The criminals will be shivering in their boots at the tough talk that comes out of the Beehive.
There's something about National Governments' Police Ministers who clearly believe tough talk will make them sit up and take notice, and the rhetoric goes way back.
John Banks, who was brought up in a criminal household, once describing Mt Eden Prison as his ancestral home.
He was made Police Minister by Jim Bolger and never held back.
This man, who confessed he'd wanted to become a cop but was too short, was a big talker when it came to the crims.
He never minced words and when the low-lifes, as he often referred to offenders, were sent to prison, he didn't have much pity saying they'd be wallowing in what he said were Club Meds.
Move forward to the John Key Government and Judith "Crusher" Collins, so named because of her crackdown on boy racers, passing a law that confiscated their cars and put them through a crusher.
Unfortunately for her she never presided over a flattened car, that was done by Anne Tolley posing for the cameras with her stilettos triumphantly perched on a roof.
Now we've got Paula Bennett talking the tough talk, three months out from the election, about an issue that's getting a lot of adverse publicity, the growing number of dairy robberies.
Dairy owners are valued members of the community, known in the neighbourhood as hard workers who care greatly for their families.
If you've ever seen the play Krishnan's Dairy, based on a shop in Wellington, you'll know how hard they have to work for so little reward.
Well to their rescue is Police Minister Bennett who's extracted almost two million bucks out of the Government's coffers to turn up to 600 dairies considered high risk into fortresses, armed with fog canons and panic alarms.
They'd better be quick acting though considering most burglaries take less than a minute.
Bennett says they're doing what they can to keep dairy workers safe from what she calls the cowardly thugs.
The Minister refuses to accept the Government's partly to blame even though the robber's target is more often than not cigarettes, which are every year subjected to a 10 per cent increase in excise tax.
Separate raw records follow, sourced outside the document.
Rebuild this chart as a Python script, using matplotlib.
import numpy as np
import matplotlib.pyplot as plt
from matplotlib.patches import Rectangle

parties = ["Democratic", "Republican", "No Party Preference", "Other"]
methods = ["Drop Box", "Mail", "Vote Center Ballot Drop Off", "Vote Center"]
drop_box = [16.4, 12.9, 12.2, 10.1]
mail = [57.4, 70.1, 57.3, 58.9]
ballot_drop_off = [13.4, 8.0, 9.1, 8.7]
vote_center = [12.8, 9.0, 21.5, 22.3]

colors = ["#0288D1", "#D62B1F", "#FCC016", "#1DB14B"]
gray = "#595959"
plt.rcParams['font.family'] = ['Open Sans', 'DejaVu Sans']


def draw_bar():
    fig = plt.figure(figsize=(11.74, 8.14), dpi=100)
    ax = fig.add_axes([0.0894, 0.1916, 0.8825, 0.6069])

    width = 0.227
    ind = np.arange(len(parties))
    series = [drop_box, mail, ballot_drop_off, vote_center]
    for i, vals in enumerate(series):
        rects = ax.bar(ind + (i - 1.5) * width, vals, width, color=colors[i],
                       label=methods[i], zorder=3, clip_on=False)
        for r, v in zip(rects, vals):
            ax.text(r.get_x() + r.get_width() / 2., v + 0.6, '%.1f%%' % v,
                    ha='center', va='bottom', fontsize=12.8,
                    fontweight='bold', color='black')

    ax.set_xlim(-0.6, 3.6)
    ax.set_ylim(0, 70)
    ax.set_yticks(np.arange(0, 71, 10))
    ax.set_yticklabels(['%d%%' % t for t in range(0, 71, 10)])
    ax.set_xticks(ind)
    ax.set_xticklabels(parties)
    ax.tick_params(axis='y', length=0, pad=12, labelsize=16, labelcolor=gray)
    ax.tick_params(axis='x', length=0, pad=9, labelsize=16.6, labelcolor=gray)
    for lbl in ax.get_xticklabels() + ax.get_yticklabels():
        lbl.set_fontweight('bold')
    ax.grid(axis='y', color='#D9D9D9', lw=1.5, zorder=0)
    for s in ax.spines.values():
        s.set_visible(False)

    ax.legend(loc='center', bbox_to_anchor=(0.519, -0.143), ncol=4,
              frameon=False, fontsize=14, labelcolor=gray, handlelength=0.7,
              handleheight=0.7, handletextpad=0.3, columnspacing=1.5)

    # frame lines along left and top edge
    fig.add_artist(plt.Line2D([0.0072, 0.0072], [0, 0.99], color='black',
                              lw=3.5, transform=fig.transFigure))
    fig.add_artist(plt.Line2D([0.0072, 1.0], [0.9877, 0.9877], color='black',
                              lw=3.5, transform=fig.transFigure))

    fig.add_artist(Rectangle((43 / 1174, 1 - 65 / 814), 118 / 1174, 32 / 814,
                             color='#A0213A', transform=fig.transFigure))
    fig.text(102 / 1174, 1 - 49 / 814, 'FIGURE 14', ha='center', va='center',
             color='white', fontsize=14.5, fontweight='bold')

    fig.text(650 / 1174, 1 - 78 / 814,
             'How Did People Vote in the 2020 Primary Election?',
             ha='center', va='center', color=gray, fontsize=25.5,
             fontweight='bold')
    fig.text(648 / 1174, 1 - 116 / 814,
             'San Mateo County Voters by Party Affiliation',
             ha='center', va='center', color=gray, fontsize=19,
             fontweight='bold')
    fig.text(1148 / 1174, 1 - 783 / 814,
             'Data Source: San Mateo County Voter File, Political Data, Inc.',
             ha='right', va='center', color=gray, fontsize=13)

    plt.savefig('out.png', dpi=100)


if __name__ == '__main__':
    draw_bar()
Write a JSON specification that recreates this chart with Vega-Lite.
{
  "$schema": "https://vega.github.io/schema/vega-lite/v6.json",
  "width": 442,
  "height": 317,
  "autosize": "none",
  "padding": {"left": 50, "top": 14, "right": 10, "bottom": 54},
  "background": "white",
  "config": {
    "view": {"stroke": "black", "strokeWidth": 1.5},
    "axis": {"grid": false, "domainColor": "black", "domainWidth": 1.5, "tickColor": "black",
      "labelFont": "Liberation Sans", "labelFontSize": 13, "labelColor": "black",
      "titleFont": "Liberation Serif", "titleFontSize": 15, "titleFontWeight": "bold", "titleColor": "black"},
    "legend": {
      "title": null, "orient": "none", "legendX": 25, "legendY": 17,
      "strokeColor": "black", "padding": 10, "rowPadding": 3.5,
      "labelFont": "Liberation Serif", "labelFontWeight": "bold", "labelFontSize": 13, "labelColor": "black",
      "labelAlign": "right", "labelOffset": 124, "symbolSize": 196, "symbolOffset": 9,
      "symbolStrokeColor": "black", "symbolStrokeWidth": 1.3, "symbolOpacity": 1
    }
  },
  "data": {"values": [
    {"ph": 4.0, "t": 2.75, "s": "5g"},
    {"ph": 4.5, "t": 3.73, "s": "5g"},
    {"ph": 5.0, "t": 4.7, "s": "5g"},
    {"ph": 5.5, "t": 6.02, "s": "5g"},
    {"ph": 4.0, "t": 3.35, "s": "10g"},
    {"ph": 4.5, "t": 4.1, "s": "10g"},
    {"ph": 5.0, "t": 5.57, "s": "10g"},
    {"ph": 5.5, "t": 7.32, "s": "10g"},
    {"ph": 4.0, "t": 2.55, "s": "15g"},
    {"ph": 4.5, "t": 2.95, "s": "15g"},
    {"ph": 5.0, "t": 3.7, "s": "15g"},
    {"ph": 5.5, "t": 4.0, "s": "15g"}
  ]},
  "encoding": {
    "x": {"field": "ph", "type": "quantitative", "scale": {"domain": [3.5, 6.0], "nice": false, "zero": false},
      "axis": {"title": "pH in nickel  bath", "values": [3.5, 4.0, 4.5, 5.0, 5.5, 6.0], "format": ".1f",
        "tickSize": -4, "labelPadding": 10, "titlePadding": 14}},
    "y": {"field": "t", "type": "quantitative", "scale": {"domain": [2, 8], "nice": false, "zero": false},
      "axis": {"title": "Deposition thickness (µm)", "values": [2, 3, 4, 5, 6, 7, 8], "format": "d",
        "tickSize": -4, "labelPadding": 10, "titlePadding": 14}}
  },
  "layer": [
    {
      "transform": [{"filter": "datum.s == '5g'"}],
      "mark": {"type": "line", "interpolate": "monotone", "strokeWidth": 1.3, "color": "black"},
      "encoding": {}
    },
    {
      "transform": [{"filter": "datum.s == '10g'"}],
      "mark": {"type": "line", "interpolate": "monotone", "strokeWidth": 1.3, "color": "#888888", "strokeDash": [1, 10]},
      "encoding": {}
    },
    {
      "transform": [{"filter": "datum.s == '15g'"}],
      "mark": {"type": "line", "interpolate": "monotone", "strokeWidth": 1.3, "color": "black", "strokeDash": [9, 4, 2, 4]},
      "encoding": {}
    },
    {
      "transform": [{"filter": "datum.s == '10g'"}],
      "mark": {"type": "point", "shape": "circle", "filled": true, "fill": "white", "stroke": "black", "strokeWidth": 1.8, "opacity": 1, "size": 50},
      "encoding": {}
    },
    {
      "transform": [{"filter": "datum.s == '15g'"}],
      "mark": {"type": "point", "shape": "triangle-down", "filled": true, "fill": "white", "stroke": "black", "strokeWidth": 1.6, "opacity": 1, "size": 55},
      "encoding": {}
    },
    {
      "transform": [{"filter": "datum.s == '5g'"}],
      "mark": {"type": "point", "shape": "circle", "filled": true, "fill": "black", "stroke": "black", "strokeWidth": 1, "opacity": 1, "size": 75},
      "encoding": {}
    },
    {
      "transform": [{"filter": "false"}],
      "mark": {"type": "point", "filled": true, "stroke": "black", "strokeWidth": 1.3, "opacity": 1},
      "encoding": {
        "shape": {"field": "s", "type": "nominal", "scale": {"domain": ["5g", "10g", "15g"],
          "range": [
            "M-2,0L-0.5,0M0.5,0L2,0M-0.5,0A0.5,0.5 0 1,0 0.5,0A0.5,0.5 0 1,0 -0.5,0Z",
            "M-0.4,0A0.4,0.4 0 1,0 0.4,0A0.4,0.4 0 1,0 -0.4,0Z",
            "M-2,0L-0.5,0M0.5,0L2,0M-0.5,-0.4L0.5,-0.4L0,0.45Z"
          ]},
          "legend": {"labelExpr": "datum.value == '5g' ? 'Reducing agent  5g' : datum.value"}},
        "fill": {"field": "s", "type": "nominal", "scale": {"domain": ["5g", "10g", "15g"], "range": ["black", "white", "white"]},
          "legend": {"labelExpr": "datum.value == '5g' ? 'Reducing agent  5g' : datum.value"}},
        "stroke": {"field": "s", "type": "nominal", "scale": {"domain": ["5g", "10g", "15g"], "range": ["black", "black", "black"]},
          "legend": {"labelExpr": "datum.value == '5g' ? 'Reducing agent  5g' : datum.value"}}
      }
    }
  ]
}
The Government's enemy from within, Act leader David Seymour, put it into a bit of perspective saying the fortress move's cynical, coming when it does, and will do little to make the majority of dairies safe.
Channel a bit more of that excise tax into what he calls tobacco crime and equip dairies with security systems like strong lock ciggie dispensers, Seymour suggests.
Who would have ever thought cigarettes would become the new criminal currency?